## [CHALLENGE]
Would you write out the listing verbatim and skip every picture in it?

## [AVAILABLE DATA]
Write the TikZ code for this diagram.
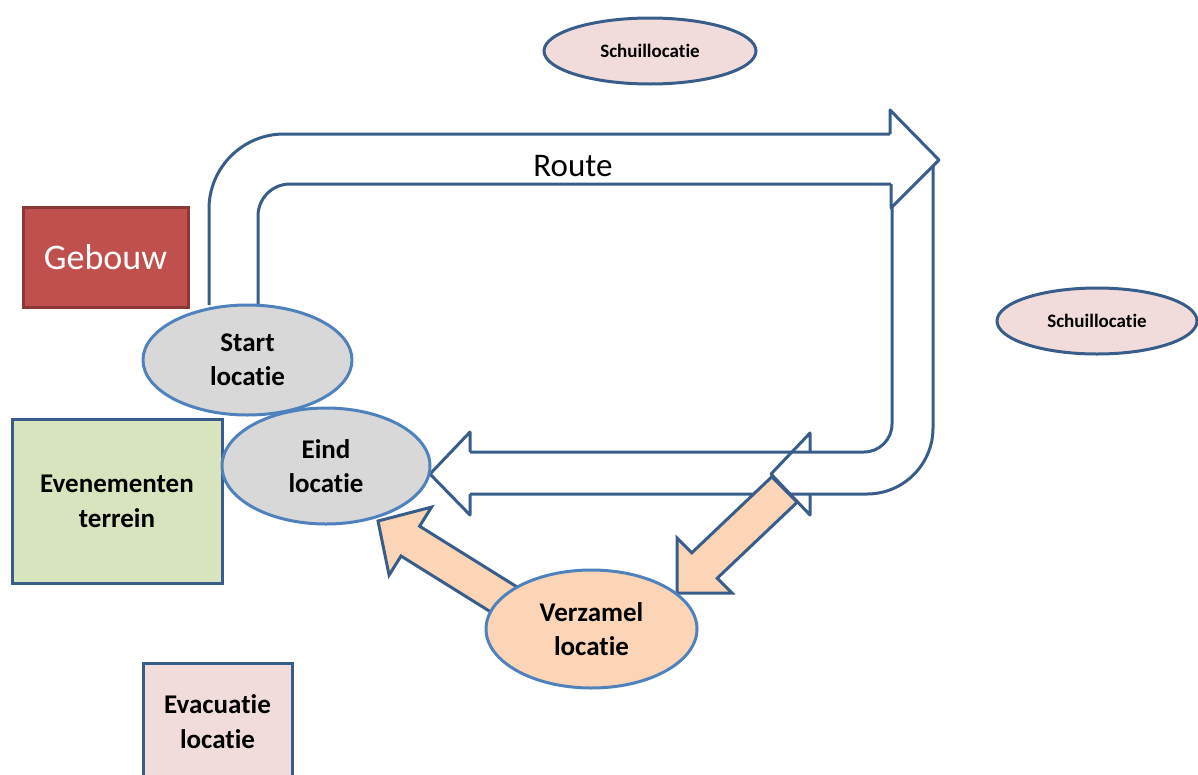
\documentclass[tikz,border=0pt]{standalone}
\usepackage{fontspec}
\setmainfont{Carlito}[Ligatures={NoCommon,NoContextual}]
\usetikzlibrary{shapes.geometric}
\definecolor{routeblue}{RGB}{56,93,138}
\definecolor{lightblue}{RGB}{79,129,189}
\definecolor{greyfill}{RGB}{216,216,216}
\definecolor{pinkfill}{RGB}{242,220,219}
\definecolor{orangefill}{RGB}{251,213,181}
\definecolor{redfill}{RGB}{192,80,77}
\definecolor{redline}{RGB}{140,56,54}
\definecolor{greenfill}{RGB}{215,228,189}
\tikzset{
  routeline/.style={draw=routeblue, line width=3pt, line join=round},
  blockarrow/.style={draw=routeblue, fill=orangefill, line width=3pt, line join=miter},
  locell/.style={ellipse, draw=lightblue, fill=greyfill, line width=3pt, inner sep=0pt, align=center,
    font=\fontsize{27}{34}\selectfont\bfseries},
  schuil/.style={ellipse, draw=routeblue, fill=pinkfill, line width=3pt, inner sep=0pt,
    font=\fontsize{19}{22}\selectfont\bfseries},
  areabox/.style={rectangle, draw=routeblue, line width=3pt, inner sep=0pt, align=center,
    font=\fontsize{27}{35}\selectfont\bfseries},
  lbl/.style={inner sep=0pt, align=center}
}
\begin{document}
\begin{tikzpicture}[x=1pt,y=-1pt]
\useasboundingbox (0,0) rectangle (1198,774);
\clip (0,0) rectangle (1198,774);

% rectangles
\node[rectangle, draw=redline, fill=redfill, line width=3pt, minimum width=165pt, minimum height=100pt,
  text=white, font=\fontsize{36}{40}\selectfont] (gebouw) at (105.5,257) {Gebouw};
\node[areabox, fill=greenfill, minimum width=210pt, minimum height=164pt] (terrein) at (117,501)
  {Evenementen\\terrein};
\node[areabox, fill=pinkfill, minimum width=149pt, minimum height=118pt] (evac) at (217.5,722)
  {Evacuatie\\locatie};

% route outline
\coordinate (rA) at (209,305);
\coordinate (rB) at (258,305);
\draw[routeline, rounded corners=75pt] (rA) -- (209,134) -- (890,134);
\draw[routeline] (890,134) -- (890,110) -- (939,160) -- (891,208) -- (891,184);
\draw[routeline, rounded corners=32pt] (891,184) -- (258,184) -- (rB);
\draw[routeline, rounded corners=28pt] (892,207) -- (892,452) -- (470,452);
\draw[routeline, rounded corners=66pt] (933,166) -- (933,494) -- (470,494);
\draw[routeline] (810,452) -- (810,433) -- (771,474) -- (810,515) -- (810,494);
\draw[routeline] (470,452) -- (470,432) -- (430,474) -- (470,515) -- (470,494);
\node[lbl, font=\fontsize{33}{36}\selectfont] (route) at (573,166) {Route};

% location ellipses
\node[locell, minimum width=209pt, minimum height=110pt] (start) at (247.5,360) {Start\\locatie};
\node[locell, minimum width=208pt, minimum height=116pt] (eind) at (326,466) {Eind\\locatie};

% orange block arrows
\draw[blockarrow] (771.8,476.8) -- (691.8,552.8) -- (677,538) -- (677,593) -- (732,593)
  -- (717.2,578.2) -- (797.2,502.2) -- cycle;
\draw[blockarrow] (521.6,589.8) -- (419.6,526.2) -- (431.5,507.1) -- (378,521) -- (389.1,575.1)
  -- (401.0,556.0) -- (503.0,619.6) -- cycle;

\node[locell, fill=orangefill, minimum width=211pt, minimum height=118pt] (verzamel) at (591.5,629)
  {Verzamel\\locatie};

% schuillocaties
\node[schuil, minimum width=212pt, minimum height=66pt] (schuil1) at (650,51) {Schuillocatie};
\node[schuil, minimum width=200pt, minimum height=66pt] (schuil2) at (1097,321) {Schuillocatie};
\end{tikzpicture}
\end{document}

## [TASK RESULT]
Write the TikZ code for this diagram.
\documentclass[tikz,border=0pt]{standalone}
\usepackage{fontspec}
\setmainfont{Carlito}[Ligatures={NoCommon,NoContextual}]
\usetikzlibrary{shapes.geometric}
\definecolor{routeblue}{RGB}{56,93,138}
\definecolor{lightblue}{RGB}{79,129,189}
\definecolor{greyfill}{RGB}{216,216,216}
\definecolor{pinkfill}{RGB}{242,220,219}
\definecolor{orangefill}{RGB}{251,213,181}
\definecolor{redfill}{RGB}{192,80,77}
\definecolor{redline}{RGB}{140,56,54}
\definecolor{greenfill}{RGB}{215,228,189}
\tikzset{
  routeline/.style={draw=routeblue, line width=3pt, line join=round},
  blockarrow/.style={draw=routeblue, fill=orangefill, line width=3pt, line join=miter},
  locell/.style={ellipse, draw=lightblue, fill=greyfill, line width=3pt, inner sep=0pt, align=center,
    font=\fontsize{27}{34}\selectfont\bfseries},
  schuil/.style={ellipse, draw=routeblue, fill=pinkfill, line width=3pt, inner sep=0pt,
    font=\fontsize{19}{22}\selectfont\bfseries},
  areabox/.style={rectangle, draw=routeblue, line width=3pt, inner sep=0pt, align=center,
    font=\fontsize{27}{35}\selectfont\bfseries},
  lbl/.style={inner sep=0pt, align=center}
}
\begin{document}
\begin{tikzpicture}[x=1pt,y=-1pt]
\useasboundingbox (0,0) rectangle (1198,774);
\clip (0,0) rectangle (1198,774);

% rectangles
\node[rectangle, draw=redline, fill=redfill, line width=3pt, minimum width=165pt, minimum height=100pt,
  text=white, font=\fontsize{36}{40}\selectfont] (gebouw) at (105.5,257) {Gebouw};
\node[areabox, fill=greenfill, minimum width=210pt, minimum height=164pt] (terrein) at (117,501)
  {Evenementen\\terrein};
\node[areabox, fill=pinkfill, minimum width=149pt, minimum height=118pt] (evac) at (217.5,722)
  {Evacuatie\\locatie};

% route outline
\coordinate (rA) at (209,305);
\coordinate (rB) at (258,305);
\draw[routeline, rounded corners=75pt] (rA) -- (209,134) -- (890,134);
\draw[routeline] (890,134) -- (890,110) -- (939,160) -- (891,208) -- (891,184);
\draw[routeline, rounded corners=32pt] (891,184) -- (258,184) -- (rB);
\draw[routeline, rounded corners=28pt] (892,207) -- (892,452) -- (470,452);
\draw[routeline, rounded corners=66pt] (933,166) -- (933,494) -- (470,494);
\draw[routeline] (810,452) -- (810,433) -- (771,474) -- (810,515) -- (810,494);
\draw[routeline] (470,452) -- (470,432) -- (430,474) -- (470,515) -- (470,494);
\node[lbl, font=\fontsize{33}{36}\selectfont] (route) at (573,166) {Route};

% location ellipses
\node[locell, minimum width=209pt, minimum height=110pt] (start) at (247.5,360) {Start\\locatie};
\node[locell, minimum width=208pt, minimum height=116pt] (eind) at (326,466) {Eind\\locatie};

% orange block arrows
\draw[blockarrow] (771.8,476.8) -- (691.8,552.8) -- (677,538) -- (677,593) -- (732,593)
  -- (717.2,578.2) -- (797.2,502.2) -- cycle;
\draw[blockarrow] (521.6,589.8) -- (419.6,526.2) -- (431.5,507.1) -- (378,521) -- (389.1,575.1)
  -- (401.0,556.0) -- (503.0,619.6) -- cycle;

\node[locell, fill=orangefill, minimum width=211pt, minimum height=118pt] (verzamel) at (591.5,629)
  {Verzamel\\locatie};

% schuillocaties
\node[schuil, minimum width=212pt, minimum height=66pt] (schuil1) at (650,51) {Schuillocatie};
\node[schuil, minimum width=200pt, minimum height=66pt] (schuil2) at (1097,321) {Schuillocatie};
\end{tikzpicture}
\end{document}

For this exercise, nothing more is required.